● Request: Working from the top of the listing below, retype each line through the line containing "0.108, 0.112, 0.150]", both included, with no pictures.

— begin Material provided —

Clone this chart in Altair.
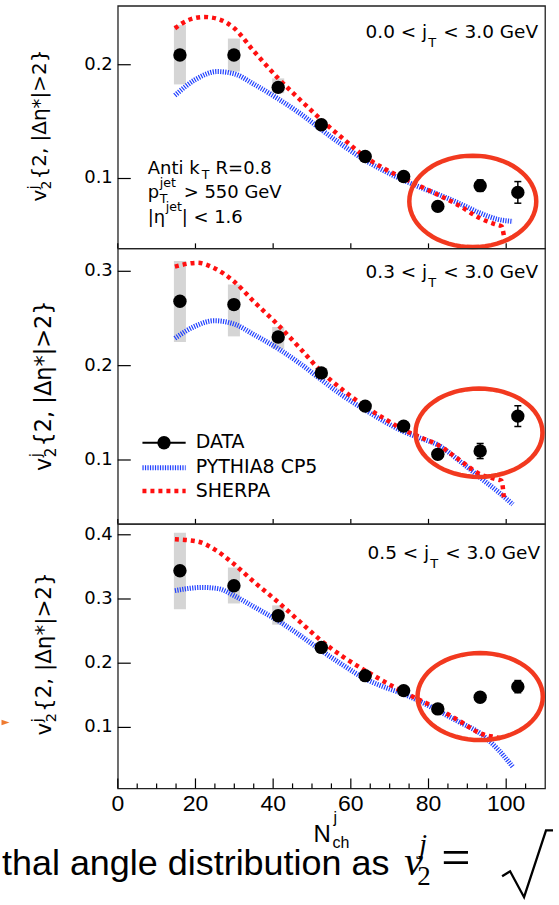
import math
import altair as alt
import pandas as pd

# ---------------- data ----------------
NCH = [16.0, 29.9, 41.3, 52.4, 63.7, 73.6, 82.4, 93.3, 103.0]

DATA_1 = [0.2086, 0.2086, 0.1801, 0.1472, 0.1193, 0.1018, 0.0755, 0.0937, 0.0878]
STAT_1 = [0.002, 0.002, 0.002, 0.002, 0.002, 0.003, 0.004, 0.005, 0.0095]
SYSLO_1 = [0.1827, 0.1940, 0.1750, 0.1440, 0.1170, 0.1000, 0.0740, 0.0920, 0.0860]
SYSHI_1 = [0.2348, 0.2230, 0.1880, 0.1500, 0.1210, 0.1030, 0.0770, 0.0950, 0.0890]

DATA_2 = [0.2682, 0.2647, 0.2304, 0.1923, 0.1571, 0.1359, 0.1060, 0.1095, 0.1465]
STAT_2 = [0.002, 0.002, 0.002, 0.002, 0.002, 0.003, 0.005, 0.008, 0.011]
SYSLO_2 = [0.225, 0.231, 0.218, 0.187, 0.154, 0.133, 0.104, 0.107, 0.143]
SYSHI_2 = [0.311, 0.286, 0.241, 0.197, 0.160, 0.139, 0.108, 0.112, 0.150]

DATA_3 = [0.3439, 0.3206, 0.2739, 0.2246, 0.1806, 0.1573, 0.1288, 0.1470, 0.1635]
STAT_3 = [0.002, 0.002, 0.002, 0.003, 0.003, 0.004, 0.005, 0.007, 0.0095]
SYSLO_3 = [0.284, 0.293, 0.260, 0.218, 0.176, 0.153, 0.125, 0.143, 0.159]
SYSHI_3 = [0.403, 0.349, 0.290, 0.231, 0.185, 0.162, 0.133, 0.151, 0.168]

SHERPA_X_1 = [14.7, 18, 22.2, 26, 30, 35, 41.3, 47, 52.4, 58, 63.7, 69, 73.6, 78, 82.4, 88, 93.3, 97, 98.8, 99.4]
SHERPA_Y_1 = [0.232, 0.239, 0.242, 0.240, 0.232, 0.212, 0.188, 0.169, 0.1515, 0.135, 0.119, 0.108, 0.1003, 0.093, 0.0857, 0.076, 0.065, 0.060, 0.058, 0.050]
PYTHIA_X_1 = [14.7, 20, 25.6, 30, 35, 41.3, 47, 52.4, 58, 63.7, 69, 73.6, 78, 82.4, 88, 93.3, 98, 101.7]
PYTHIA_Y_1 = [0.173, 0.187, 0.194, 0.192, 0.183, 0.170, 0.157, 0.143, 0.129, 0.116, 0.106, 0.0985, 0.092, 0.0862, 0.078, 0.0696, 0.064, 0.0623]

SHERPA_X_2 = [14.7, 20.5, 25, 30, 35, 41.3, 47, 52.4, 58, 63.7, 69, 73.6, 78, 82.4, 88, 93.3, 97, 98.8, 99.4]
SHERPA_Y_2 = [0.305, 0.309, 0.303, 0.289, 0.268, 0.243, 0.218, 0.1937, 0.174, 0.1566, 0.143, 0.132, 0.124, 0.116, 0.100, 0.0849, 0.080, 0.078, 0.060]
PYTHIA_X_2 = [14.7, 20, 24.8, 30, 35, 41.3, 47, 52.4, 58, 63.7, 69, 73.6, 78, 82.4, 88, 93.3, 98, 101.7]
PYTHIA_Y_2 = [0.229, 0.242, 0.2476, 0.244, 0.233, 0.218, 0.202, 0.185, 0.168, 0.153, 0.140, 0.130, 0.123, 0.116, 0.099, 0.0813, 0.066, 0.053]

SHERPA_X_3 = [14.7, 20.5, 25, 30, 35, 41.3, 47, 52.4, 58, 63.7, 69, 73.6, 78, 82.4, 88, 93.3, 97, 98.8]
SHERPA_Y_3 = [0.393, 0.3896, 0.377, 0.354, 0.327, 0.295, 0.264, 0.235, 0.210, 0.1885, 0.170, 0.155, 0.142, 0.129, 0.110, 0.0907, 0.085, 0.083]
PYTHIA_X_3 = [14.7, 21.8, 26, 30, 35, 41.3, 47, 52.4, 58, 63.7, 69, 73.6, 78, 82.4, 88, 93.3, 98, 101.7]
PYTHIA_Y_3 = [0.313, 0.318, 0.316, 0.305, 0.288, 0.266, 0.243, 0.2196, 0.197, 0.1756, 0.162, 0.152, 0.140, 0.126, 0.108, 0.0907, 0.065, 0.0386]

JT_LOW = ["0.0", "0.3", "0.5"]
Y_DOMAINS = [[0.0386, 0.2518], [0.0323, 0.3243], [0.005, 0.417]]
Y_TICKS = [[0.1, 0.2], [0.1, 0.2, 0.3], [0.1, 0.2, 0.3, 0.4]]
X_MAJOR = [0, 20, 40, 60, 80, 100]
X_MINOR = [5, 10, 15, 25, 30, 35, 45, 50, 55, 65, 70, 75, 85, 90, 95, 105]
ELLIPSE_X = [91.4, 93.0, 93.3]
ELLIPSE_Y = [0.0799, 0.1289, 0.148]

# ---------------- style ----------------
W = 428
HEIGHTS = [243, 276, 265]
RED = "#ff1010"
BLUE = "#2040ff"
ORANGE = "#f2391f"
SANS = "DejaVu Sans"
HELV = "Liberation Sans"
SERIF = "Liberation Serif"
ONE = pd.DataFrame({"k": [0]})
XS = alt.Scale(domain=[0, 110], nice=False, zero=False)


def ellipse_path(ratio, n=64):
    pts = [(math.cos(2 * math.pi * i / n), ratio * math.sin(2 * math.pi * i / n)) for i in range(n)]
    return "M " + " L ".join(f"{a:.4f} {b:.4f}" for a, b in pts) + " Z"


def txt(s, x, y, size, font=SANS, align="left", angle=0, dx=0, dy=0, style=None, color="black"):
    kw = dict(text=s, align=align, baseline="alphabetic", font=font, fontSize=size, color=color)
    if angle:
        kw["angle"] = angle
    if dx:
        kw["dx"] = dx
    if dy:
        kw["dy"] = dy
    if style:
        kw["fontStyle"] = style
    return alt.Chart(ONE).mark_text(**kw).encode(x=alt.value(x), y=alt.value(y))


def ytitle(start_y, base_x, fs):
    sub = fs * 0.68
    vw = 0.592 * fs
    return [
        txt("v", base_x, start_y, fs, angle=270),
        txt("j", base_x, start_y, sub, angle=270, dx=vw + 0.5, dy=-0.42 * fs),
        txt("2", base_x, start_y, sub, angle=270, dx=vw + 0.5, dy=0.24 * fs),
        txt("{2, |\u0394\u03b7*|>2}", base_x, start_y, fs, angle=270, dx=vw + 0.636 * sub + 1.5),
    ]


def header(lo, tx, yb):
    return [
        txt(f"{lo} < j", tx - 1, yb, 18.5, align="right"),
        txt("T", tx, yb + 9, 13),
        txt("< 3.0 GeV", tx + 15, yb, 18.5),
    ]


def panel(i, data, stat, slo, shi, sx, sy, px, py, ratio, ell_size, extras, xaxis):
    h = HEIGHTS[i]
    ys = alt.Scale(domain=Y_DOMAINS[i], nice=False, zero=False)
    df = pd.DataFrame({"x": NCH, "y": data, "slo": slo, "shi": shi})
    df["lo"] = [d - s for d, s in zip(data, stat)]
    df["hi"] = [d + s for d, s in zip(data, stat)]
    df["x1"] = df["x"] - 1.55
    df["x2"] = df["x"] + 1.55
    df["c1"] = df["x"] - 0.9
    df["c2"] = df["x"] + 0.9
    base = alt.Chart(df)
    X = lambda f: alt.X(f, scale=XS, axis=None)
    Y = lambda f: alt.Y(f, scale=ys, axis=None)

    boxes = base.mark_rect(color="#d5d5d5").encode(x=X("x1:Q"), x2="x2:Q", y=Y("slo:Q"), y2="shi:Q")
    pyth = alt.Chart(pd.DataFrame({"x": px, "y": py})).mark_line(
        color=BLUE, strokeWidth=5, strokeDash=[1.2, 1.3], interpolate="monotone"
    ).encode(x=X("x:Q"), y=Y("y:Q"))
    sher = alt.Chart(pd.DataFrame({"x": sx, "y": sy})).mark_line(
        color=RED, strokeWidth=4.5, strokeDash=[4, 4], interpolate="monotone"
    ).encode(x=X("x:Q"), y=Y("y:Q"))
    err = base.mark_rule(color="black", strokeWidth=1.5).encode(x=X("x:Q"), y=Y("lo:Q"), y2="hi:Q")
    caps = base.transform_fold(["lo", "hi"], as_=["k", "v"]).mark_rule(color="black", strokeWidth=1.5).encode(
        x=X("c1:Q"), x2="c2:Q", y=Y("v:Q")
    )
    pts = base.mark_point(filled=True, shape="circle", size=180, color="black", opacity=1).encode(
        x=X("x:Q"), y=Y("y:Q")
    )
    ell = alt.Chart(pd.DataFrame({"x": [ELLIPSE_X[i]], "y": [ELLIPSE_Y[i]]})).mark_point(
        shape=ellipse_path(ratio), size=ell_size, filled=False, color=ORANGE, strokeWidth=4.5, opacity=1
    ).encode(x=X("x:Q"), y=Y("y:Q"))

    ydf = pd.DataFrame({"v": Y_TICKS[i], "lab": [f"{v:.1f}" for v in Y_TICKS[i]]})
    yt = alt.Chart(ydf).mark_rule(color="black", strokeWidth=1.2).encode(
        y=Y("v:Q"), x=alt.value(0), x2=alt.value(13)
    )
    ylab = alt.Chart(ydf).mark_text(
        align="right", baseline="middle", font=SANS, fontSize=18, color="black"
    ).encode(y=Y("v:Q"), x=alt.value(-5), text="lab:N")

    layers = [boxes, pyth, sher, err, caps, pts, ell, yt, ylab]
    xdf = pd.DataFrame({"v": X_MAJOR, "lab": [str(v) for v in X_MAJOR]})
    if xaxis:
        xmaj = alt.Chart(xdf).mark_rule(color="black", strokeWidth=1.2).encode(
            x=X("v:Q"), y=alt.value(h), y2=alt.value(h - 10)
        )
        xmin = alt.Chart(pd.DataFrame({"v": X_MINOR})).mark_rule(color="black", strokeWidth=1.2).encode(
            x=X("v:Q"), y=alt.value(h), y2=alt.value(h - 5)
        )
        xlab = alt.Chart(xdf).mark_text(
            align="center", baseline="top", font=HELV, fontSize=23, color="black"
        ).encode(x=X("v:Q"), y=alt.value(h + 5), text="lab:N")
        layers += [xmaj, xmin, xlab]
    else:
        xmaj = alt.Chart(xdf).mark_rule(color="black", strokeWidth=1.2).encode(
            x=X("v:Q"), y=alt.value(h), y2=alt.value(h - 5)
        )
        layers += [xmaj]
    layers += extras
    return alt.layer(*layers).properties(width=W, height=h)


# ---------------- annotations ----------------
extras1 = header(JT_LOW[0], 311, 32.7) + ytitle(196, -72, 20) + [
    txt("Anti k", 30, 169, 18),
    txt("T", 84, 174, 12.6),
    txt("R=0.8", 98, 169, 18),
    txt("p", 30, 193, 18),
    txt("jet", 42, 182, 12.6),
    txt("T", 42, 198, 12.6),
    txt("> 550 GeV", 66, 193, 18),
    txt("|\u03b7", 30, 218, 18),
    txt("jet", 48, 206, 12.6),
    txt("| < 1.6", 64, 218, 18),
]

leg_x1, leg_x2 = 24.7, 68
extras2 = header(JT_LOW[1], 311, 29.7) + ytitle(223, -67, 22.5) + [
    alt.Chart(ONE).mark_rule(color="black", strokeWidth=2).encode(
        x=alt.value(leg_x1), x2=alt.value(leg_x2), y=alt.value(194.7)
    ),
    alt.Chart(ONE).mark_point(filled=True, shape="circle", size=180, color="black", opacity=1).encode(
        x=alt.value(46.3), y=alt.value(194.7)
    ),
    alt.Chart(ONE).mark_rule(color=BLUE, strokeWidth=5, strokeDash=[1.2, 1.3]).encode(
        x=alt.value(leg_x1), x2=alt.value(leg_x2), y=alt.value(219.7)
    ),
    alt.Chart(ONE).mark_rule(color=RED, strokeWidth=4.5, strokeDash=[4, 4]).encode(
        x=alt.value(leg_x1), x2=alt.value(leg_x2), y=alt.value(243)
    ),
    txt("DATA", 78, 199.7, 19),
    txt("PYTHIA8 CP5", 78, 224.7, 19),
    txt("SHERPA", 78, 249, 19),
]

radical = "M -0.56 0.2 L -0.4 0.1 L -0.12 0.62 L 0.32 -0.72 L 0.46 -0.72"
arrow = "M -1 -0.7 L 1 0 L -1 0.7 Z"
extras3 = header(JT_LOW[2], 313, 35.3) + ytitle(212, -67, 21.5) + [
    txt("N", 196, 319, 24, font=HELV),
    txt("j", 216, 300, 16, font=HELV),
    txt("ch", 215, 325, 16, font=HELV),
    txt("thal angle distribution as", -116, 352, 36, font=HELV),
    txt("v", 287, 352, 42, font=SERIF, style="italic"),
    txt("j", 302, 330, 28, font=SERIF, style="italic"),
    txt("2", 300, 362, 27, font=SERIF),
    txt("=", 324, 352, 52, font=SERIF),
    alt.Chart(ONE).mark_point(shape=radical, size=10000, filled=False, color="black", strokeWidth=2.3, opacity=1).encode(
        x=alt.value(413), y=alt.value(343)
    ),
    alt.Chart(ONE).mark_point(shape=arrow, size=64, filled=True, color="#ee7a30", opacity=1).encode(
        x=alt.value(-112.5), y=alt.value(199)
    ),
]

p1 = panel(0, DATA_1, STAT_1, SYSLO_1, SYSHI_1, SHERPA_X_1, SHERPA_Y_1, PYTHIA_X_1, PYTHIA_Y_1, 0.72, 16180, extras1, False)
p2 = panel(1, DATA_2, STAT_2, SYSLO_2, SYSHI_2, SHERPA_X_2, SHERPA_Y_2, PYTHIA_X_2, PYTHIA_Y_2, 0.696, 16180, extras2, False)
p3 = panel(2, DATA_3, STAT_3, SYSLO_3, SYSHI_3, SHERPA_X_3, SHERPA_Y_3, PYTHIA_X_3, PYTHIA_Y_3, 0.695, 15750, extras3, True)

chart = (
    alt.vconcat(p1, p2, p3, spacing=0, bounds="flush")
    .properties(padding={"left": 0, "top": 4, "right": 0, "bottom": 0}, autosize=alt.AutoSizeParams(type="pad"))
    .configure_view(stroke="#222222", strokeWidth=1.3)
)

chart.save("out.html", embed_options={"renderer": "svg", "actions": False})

— end Material provided —

● Solution to this exercise:
Clone this chart in Altair.
import math
import altair as alt
import pandas as pd

# ---------------- data ----------------
NCH = [16.0, 29.9, 41.3, 52.4, 63.7, 73.6, 82.4, 93.3, 103.0]

DATA_1 = [0.2086, 0.2086, 0.1801, 0.1472, 0.1193, 0.1018, 0.0755, 0.0937, 0.0878]
STAT_1 = [0.002, 0.002, 0.002, 0.002, 0.002, 0.003, 0.004, 0.005, 0.0095]
SYSLO_1 = [0.1827, 0.1940, 0.1750, 0.1440, 0.1170, 0.1000, 0.0740, 0.0920, 0.0860]
SYSHI_1 = [0.2348, 0.2230, 0.1880, 0.1500, 0.1210, 0.1030, 0.0770, 0.0950, 0.0890]

DATA_2 = [0.2682, 0.2647, 0.2304, 0.1923, 0.1571, 0.1359, 0.1060, 0.1095, 0.1465]
STAT_2 = [0.002, 0.002, 0.002, 0.002, 0.002, 0.003, 0.005, 0.008, 0.011]
SYSLO_2 = [0.225, 0.231, 0.218, 0.187, 0.154, 0.133, 0.104, 0.107, 0.143]
SYSHI_2 = [0.311, 0.286, 0.241, 0.197, 0.160, 0.139, 0.108, 0.112, 0.150]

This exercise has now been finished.